:: WORK TO DO ::
Return the number of lines holding "this", with nothing added.

===== PROVIDED INFORMATION

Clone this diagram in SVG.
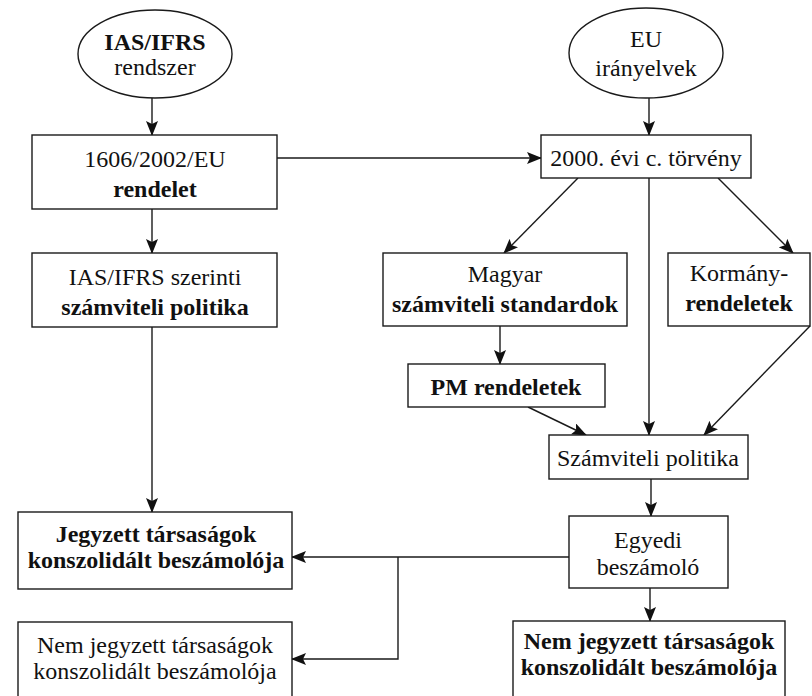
<svg xmlns="http://www.w3.org/2000/svg" width="812" height="696" viewBox="0 0 812 696" font-family="'Liberation Serif', 'DejaVu Serif', serif">
<style>
.n{fill:#fff;stroke:#1a1a1a;stroke-width:1.4}
text{font-family:'Liberation Serif','DejaVu Serif',serif;font-size:24px;fill:#111;text-anchor:middle}
.b{font-weight:bold}
.c{fill:none;stroke:#1a1a1a;stroke-width:1.4}
</style>
<defs>
<marker id="ah" markerUnits="userSpaceOnUse" markerWidth="16" markerHeight="12" refX="14" refY="6" orient="auto">
<path d="M0,0 L15,6 L0,12 L3,6 z" fill="#111"/>
</marker>
</defs>
<rect width="812" height="696" fill="#fff"/>
<g id="connectors">
<line class="c" x1="152" y1="98" x2="152" y2="135" marker-end="url(#ah)"/>
<line class="c" x1="649" y1="98" x2="649" y2="135" marker-end="url(#ah)"/>
<line class="c" x1="277" y1="158" x2="541" y2="158" marker-end="url(#ah)"/>
<line class="c" x1="152" y1="209" x2="152" y2="253" marker-end="url(#ah)"/>
<line class="c" x1="578" y1="178" x2="504" y2="253" marker-end="url(#ah)"/>
<line class="c" x1="649" y1="178" x2="649" y2="435" marker-end="url(#ah)"/>
<line class="c" x1="718" y1="178" x2="793" y2="253" marker-end="url(#ah)"/>
<line class="c" x1="152" y1="327" x2="152" y2="512" marker-end="url(#ah)"/>
<line class="c" x1="500" y1="326" x2="500" y2="364" marker-end="url(#ah)"/>
<line class="c" x1="528" y1="407" x2="586" y2="435" marker-end="url(#ah)"/>
<line class="c" x1="810" y1="326" x2="704" y2="435" marker-end="url(#ah)"/>
<line class="c" x1="651" y1="479" x2="651" y2="516" marker-end="url(#ah)"/>
<line class="c" x1="650" y1="588" x2="650" y2="621" marker-end="url(#ah)"/>
<line class="c" x1="569" y1="557" x2="292" y2="557" marker-end="url(#ah)"/>
<polyline class="c" points="398,557 398,659 292,659" marker-end="url(#ah)"/>
</g>
<g id="ias-ifrs">
<ellipse class="n" cx="155" cy="54" rx="77" ry="44"/>
<text x="155" y="50" class="b">IAS/IFRS</text>
<text x="155" y="75">rendszer</text>
</g>
<g id="eu-iranyelvek">
<ellipse class="n" cx="646" cy="53" rx="77" ry="45"/>
<text x="646" y="47">EU</text>
<text x="646" y="76">irányelvek</text>
</g>
<g id="rendelet">
<rect class="n" x="32" y="135" width="245" height="74"/>
<text x="155" y="167">1606/2002/EU</text>
<text x="155" y="197" class="b">rendelet</text>
</g>
<g id="torveny">
<rect class="n" x="541" y="135" width="210" height="43"/>
<text x="646" y="166">2000. évi c. törvény</text>
</g>
<g id="ias-politika">
<rect class="n" x="32" y="253" width="245" height="74"/>
<text x="155" y="285">IAS/IFRS szerinti</text>
<text x="155" y="315" class="b">számviteli politika</text>
</g>
<g id="magyar">
<rect class="n" x="383" y="253" width="244" height="73"/>
<text x="505" y="282">Magyar</text>
<text x="505" y="312" class="b">számviteli standardok</text>
</g>
<g id="kormany">
<rect class="n" x="668" y="253" width="142" height="73"/>
<text x="739" y="281">Kormány-</text>
<text x="739" y="311" class="b">rendeletek</text>
</g>
<g id="pm">
<rect class="n" x="408" y="364" width="197" height="43"/>
<text x="506" y="395" class="b">PM rendeletek</text>
</g>
<g id="szamviteli-politika">
<rect class="n" x="549" y="435" width="199" height="44"/>
<text x="648" y="466">Számviteli politika</text>
</g>
<g id="egyedi">
<rect class="n" x="569" y="516" width="159" height="72"/>
<text x="648" y="548">Egyedi</text>
<text x="648" y="575">beszámoló</text>
</g>
<g id="jegyzett">
<rect class="n" x="18" y="512" width="274" height="77"/>
<text x="156" y="542" class="b">Jegyzett társaságok</text>
<text x="156" y="568" class="b">konszolidált beszámolója</text>
</g>
<g id="nem-jegyzett-bal">
<rect class="n" x="18" y="622" width="274" height="80"/>
<text x="155" y="653">Nem jegyzett társaságok</text>
<text x="155" y="679">konszolidált beszámolója</text>
</g>
<g id="nem-jegyzett-jobb">
<rect class="n" x="513" y="621" width="272" height="80"/>
<text x="649" y="649" class="b">Nem jegyzett társaságok</text>
<text x="649" y="675" class="b">konszolidált beszámolója</text>
</g>
</svg>
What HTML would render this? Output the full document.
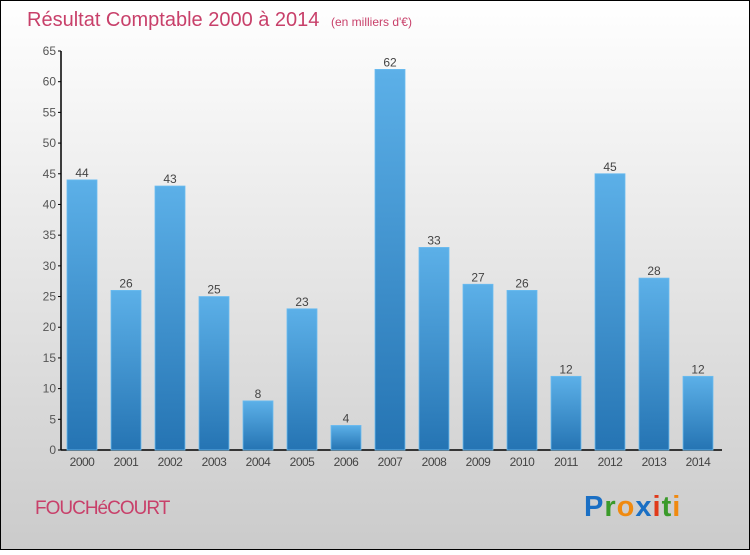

==========

:: OUTPUT OF THE TASK ::
2